Here's the legal backstory. Acting at the behest of Dallas Mayor Mike Rawlings, the Dallas City Council in February voted 8-7 to ban Exxxotica from the convention center. Exxotica's producer, Three Expo, and its owner J. Handy sued the city, claiming that the convention center was a public forum. In banning Exxxotica, the suit alleged, the city placed an undue restraint on Three Expo's constitutional right to sell porn DVDs and host bondage workshops.
The city's attorneys argued that Three Expo misled the Dallas Convention and Visitor's Bureau about the content of the convention when it was booking the site. They claimed Exxxotica's location at the convention center violated Dallas' longstanding sexually oriented business ordinance.
In April, U.S. District Judge Sidney Fitzwater declined to force the city to book Exxxotica in 2016. Fitzwater ruled that Handy had not proved that the convention center was a designated public forum because Three Expo had not provided evidence "that the City had opened up the Convention Center for all types of expressive activity."
During the last few months, attorneys for Three Expo found what they think is that evidence.

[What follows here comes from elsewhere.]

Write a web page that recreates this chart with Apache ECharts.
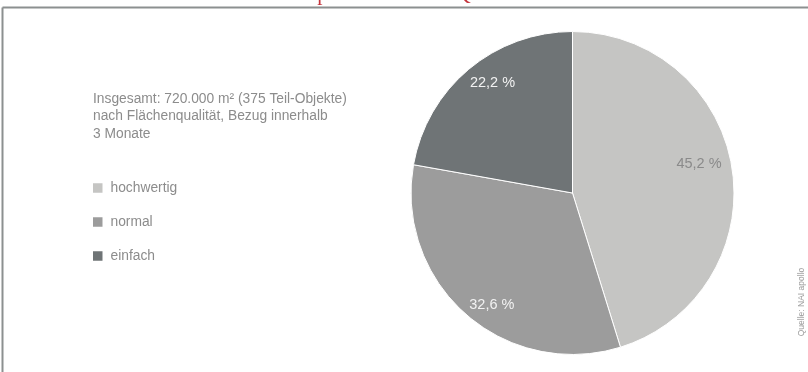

On Tuesday, Three Expo filed for another injunction, providing more than 300 pages of documentation that it says shows the city allowed each and every convention that asked to use the convention center. That is, until Exxxotica tried to return.
"The facts demonstrate that Dallas’s Convention Center — from its inception to the present — was intended and has served as a vibrant public forum where expression has been welcomed, encouraged, and has flourished," Three Expo says in its filing. "The City’s policies and practices have established Dallas’s Convention Center as a place open for use by citizens of varied beliefs, passions, and interests."
The brief quotes a statement from the convention center that Council member Jennifer Gates, a strong supporter of the ban, emailed to constituents when they complained about Exxxotica's place on the 2015 convention center calendar. "If there is a bedrock principle underlying the First Amendment, it is that the government may not prohibit the expression of an idea simply because society finds the idea itself offensive or disagreeable," the convention center statement reads.
The statement, Three Expo argues, reveals the city's intent that the convention center be open to all comers. Other potentially objectionable events hosted at the convention center include the Dallas Safari Club's black rhino hunt auction, various gun shows and the Video Software Dealers Software Association annual meeting. The Video Software Dealers Software Association is a pornography distributor trade group.
Throughout its fight with Exxxotica, the city of Dallas has argued that the convention center, rather than being a public forum, is a commercial interest. If that's the case, Tom Brandt argued in April, the city can act to further its commercial enterprise. Brandt's argument echoes Rawlings'. The mayor believes Exxxotica is bad for the city's brand.
The city also claims that Exxxotica breached its 2015 contract, despite Dallas police reporting no public obscenity violations at the show, so the convention center is not obligated to welcome it back.
"I knew that our police activity was really limited. ... When the [Dallas Police Vice Squad] was there, they were just there for an hour here and an hour there to make sure nobody was dead," Rawlings told the Observer in March. "This stuff was happening in corners. Look, we should've found that out, but the bigger thing is, a company entered into a contract saying that wasn't going to happen and it did happen."
As of its latest payment authorization in August, the city has spent more than $400,000 on its attorneys in its fight with Exxxotica, which will last well over a year if the case is not settled.